Courtesy of Anfisa Chekhova
Anfisa Chekhova, who hosts a late-night television program about sex, says there's fierce competition among women for Moscow's eligible wealthy men.
Anfisa Chekhova, who hosts a late-night television program about sex, says there's fierce competition among women for Moscow's eligible wealthy men. Courtesy of Anfisa Chekhova
Yulia Gaidakova says her marriage last year fulfilled the most important goal in her life.
Yulia Gaidakova says her marriage last year fulfilled the most important goal in her life. Gregory Feifer/NPR
An iconic television commercial for Wendy's restaurants in the 1980s presented the Western view of Soviet life — a grim fashion show where every outfit was the same shapeless gray dress.
The crushing drabness of the Brezhnev years may have been known as "the stagnation," but not between the sheets. Difficulty obtaining restaurant reservations and tickets to the Bolshoi Theater encouraged widespread promiscuity among Soviets who looked elsewhere for free entertainment — even if sex was a taboo subject for public conversation.
That changed with the fall of communism. Suddenly mafia gangsters and their molls had the run of Moscow's new nightlife. Sex and nudity were everywhere.
But despite the wild swings in stereotypes about sex — from the supposedly puritanical days of the Soviet era to the apparent abandon of today, when oil-rich oligarchs lavish huge sums on designer-clad mistresses and wild parties — Russians' opinions about sex and marriage remain surprisingly traditional.
Not that you could tell from watching television. Today, a late-night show about sex airs graphic scenes just this side of soft-core pornography. It's called Sex with Anfisa Chekhova, a starlet who's posed nude in Russian Playboy.
Sipping a glass of white wine in a central Moscow cafe, Chekhova says the 1990s may have raised the curtain on sex, but not in a good way.
"There was sex, but no sex education," Chekhova says. "Rapes skyrocketed because men believed women had no right to refuse their demands. And girls believed prostitution was something to aspire to."
Advertisements for secretaries in newspapers' help-wanted sections often asked for women's measurements and photographs.
But a decade of oil wealth and authoritarianism have changed Russian society. Chekhova says that today, men are increasingly seeking respectability by marrying and settling down, and now it is women who are on the prowl.
"Women dress every day as if they're going to a ball," she says. "There are beauty salons everywhere. There's fierce competition to attract eligible men throwing around large sums of cash."
For all the new, skimpy designer outfits on Moscow's streets, Russian attitudes remain deeply conventional. Chekhova says women's liberation is having a strong man to take care of you. Independence is the freedom to become a model or open a hair salon.

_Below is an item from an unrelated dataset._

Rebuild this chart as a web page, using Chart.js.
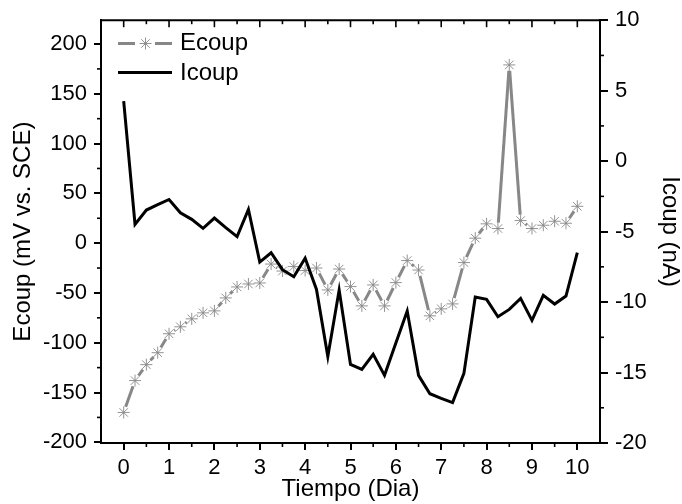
<!DOCTYPE html>
<html>
<head>
<meta charset="utf-8">
<script src="https://cdn.jsdelivr.net/npm/chart.js@4.4.1/dist/chart.umd.min.js"></script>
<style>
  html, body { margin: 0; padding: 0; background: #fff; }
  #wrap { width: 682px; height: 504px; }
</style>
</head>
<body>
<div id="wrap"><canvas id="c" width="682" height="504"></canvas></div>
<script>
// Sampling days (every 6 h over 10 days)
const days = [0, 0.25, 0.5, 0.75, 1, 1.25, 1.5, 1.75, 2, 2.25, 2.5, 2.75, 3, 3.25, 3.5, 3.75,
  4, 4.25, 4.5, 4.75, 5, 5.25, 5.5, 5.75, 6, 6.25, 6.5, 6.75, 7, 7.25, 7.5, 7.75,
  8, 8.25, 8.5, 8.75, 9, 9.25, 9.5, 9.75, 10];

// Coupled potential, mV vs. SCE
const ecoup = [-170, -138, -122, -110, -91, -84, -76, -70, -68, -55, -44, -41, -40, -21, -28, -23.5,
  -27.5, -25, -47, -26, -43.6, -63, -42, -63, -39.6, -17.5, -27, -73, -66, -61, -19.5, 5,
  19.4, 14.7, 179, 22.7, 14.7, 18, 22, 20, 37];

// Coupled current, nA
const icoup = [4.25, -4.49, -3.47, -3.09, -2.72, -3.66, -4.13, -4.77, -4.04, -4.72, -5.36, -3.43, -7.16, -6.5, -7.7, -8.2,
  -6.88, -9.1, -13.87, -9.15, -14.42, -14.77, -13.71, -15.2, -12.9, -10.64, -15.2, -16.5, -16.83, -17.13, -15.06, -9.65,
  -9.81, -11.04, -10.52, -9.74, -11.3, -9.52, -10.14, -9.57, -6.5];

// Axis ticks
const xTicks = [0, 1, 2, 3, 4, 5, 6, 7, 8, 9, 10];
const xMinor = [0.5, 1.5, 2.5, 3.5, 4.5, 5.5, 6.5, 7.5, 8.5, 9.5];
const leftTicks = [-200, -150, -100, -50, 0, 50, 100, 150, 200];
const leftMinor = [-175, -125, -75, -25, 25, 75, 125, 175];
const rightTicks = [-20, -15, -10, -5, 0, 5, 10];
const rightMinor = [-17.5, -12.5, -7.5, -2.5, 2.5, 7.5];

const GRAY = '#878787';
const FONT = "'Liberation Sans', Arial, sans-serif";

// Line broken just short of each symbol
function gapDash(c) {
  const L = Math.hypot(c.p1.x - c.p0.x, c.p1.y - c.p0.y);
  const g = 6;
  if (!isFinite(L) || L <= 2 * g) return [0, (L || 0) + 1];
  return [0, g, L - 2 * g, g];
}

// Minor ticks, top frame line and the inset legend
const framePlugin = {
  id: 'framePlugin',
  afterDraw(chart) {
    const { ctx, chartArea: a, scales } = chart;
    ctx.save();
    ctx.strokeStyle = '#000';
    ctx.lineCap = 'butt';

    ctx.lineWidth = 2;
    ctx.beginPath();
    ctx.moveTo(a.left - 1, a.top);
    ctx.lineTo(a.right + 1, a.top);
    ctx.stroke();

    const seg = (x1, y1, x2, y2) => { ctx.beginPath(); ctx.moveTo(x1, y1); ctx.lineTo(x2, y2); ctx.stroke(); };

    ctx.lineWidth = 1.6;
    xMinor.forEach(v => { const x = scales.x.getPixelForValue(v); seg(x, a.bottom, x, a.bottom + 4); seg(x, a.top, x, a.top + 4); });
    xTicks.forEach(v => { const x = scales.x.getPixelForValue(v); seg(x, a.top, x, a.top + 7); });
    leftMinor.forEach(v => { const y = scales.y.getPixelForValue(v); seg(a.left, y, a.left - 4, y); });
    rightMinor.forEach(v => { const y = scales.y1.getPixelForValue(v); seg(a.right, y, a.right + 4, y); });

    // legend
    const ds = chart.data.datasets;
    ctx.font = '24px ' + FONT;
    ctx.textBaseline = 'middle';
    ctx.textAlign = 'left';
    ctx.fillStyle = '#000';

    const e = ds[1];
    ctx.strokeStyle = e.borderColor;
    ctx.lineWidth = e.borderWidth;
    seg(118, 43.5, 135, 43.5);
    seg(155, 43.5, 172, 43.5);
    ctx.strokeStyle = e.pointBorderColor;
    ctx.lineWidth = e.pointBorderWidth;
    Chart.helpers.drawPoint(ctx, { pointStyle: 'star', radius: e.pointRadius, borderWidth: e.pointBorderWidth, rotation: 0 }, 145.5, 43.5);
    ctx.fillText(e.label, 180, 43.5);

    const i = ds[0];
    ctx.strokeStyle = i.borderColor;
    ctx.lineWidth = i.borderWidth;
    seg(118, 72.5, 172, 72.5);
    ctx.fillText(i.label, 180, 73);
    ctx.restore();
  }
};

new Chart(document.getElementById('c'), {
  type: 'line',
  data: {
    datasets: [
      {
        label: 'Icoup',
        data: days.map((d, k) => ({ x: d, y: icoup[k] })),
        yAxisID: 'y1',
        borderColor: '#000',
        borderWidth: 3,
        pointRadius: 0,
        tension: 0,
        fill: false
      },
      {
        label: 'Ecoup',
        data: days.map((d, k) => ({ x: d, y: ecoup[k] })),
        yAxisID: 'y',
        borderColor: GRAY,
        borderWidth: 3,
        pointStyle: 'star',
        pointRadius: 6,
        pointBorderWidth: 0.9,
        pointBorderColor: GRAY,
        pointBackgroundColor: 'rgba(0,0,0,0)',
        tension: 0,
        fill: false,
        segment: { borderDash: gapDash }
      }
    ]
  },
  options: {
    responsive: false,
    animation: false,
    events: [],
    layout: { padding: { top: 20, left: 0, right: 0, bottom: 0 } },
    plugins: { legend: { display: false }, tooltip: { enabled: false } },
    scales: {
      x: {
        type: 'linear',
        min: -0.5,
        max: 10.5,
        afterBuildTicks: s => { s.ticks = xTicks.map(v => ({ value: v })); },
        afterFit: s => { s.height = 61; },
        grid: { display: true, drawOnChartArea: false, drawTicks: true, tickLength: 7, color: '#000', lineWidth: 2 },
        border: { display: true, color: '#000', width: 2 },
        ticks: { color: '#000', font: { family: FONT, size: 22 }, padding: 5, maxRotation: 0, autoSkip: false, callback: v => String(v) },
        title: { display: true, text: 'Tiempo (Dia)', color: '#000', font: { family: FONT, size: 24 }, padding: { top: 0, bottom: 0 } }
      },
      y: {
        type: 'linear',
        position: 'left',
        min: -200.7,
        max: 223.9,
        afterBuildTicks: s => { s.ticks = leftTicks.map(v => ({ value: v })); },
        afterFit: s => { s.width = 101; },
        grid: { display: true, drawOnChartArea: false, drawTicks: true, tickLength: 7, color: '#000', lineWidth: 2 },
        border: { display: true, color: '#000', width: 2 },
        ticks: { color: '#000', font: { family: FONT, size: 22 }, padding: 7, autoSkip: false, callback: v => String(v) },
        title: { display: true, text: 'Ecoup (mV vs. SCE)', color: '#000', font: { family: FONT, size: 24 }, padding: { top: 9, bottom: 0 } }
      },
      y1: {
        type: 'linear',
        position: 'right',
        min: -20,
        max: 10,
        afterBuildTicks: s => { s.ticks = rightTicks.map(v => ({ value: v })); },
        afterFit: s => { s.width = 82; },
        grid: { display: true, drawOnChartArea: false, drawTicks: true, tickLength: 8, color: '#000', lineWidth: 2 },
        border: { display: true, color: '#000', width: 2 },
        ticks: { color: '#000', font: { family: FONT, size: 22 }, padding: 7, autoSkip: false, callback: v => String(v) },
        title: { display: true, text: 'Icoup (nA)', color: '#000', font: { family: FONT, size: 24 }, padding: { top: -2, bottom: 0 } }
      }
    }
  },
  plugins: [framePlugin]
});
</script>
</body>
</html>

That seems to be a common view on one pedestrian shopping street in Moscow. Yulia Gaidakova, 21, says getting married last year fulfilled the most important goal in her life.
"Women want a good husband who's responsible and loyal," Gaidakova says. "Everything else is secondary."
Most men, including bartender Vladimir Shatilov, deny there's anything sexist in Russia's gender stereotypes.
"Everyone should have his role in life," Shatilov says. "If a man goes out and works, a woman has to take care of the home."
But not everyone's so happy about social norms in Russia. When prompted, many women complain about deep-rooted misogyny.
Inside a fashionable restaurant, 23-year-old Maria Kutsova, who works for an international law firm, says although Moscow cafe society may appear Westernized, independent women like her are virtual outcasts.
"If they have career, if they are smart and have good education," Kutsova says, "they cannot find a partner who would be at their level. Russian men cannot compete with Russian successful women — they are not used to it."
Kutsova says dating is a challenge for other reasons. She says almost none of the men she meets care about safe sex, in a country where abortions are a common form of birth control and AIDS is spreading like wildfire.
Kutsova says she finds attitudes in Russia so oppressive, she is leaving to start a new life in Canada.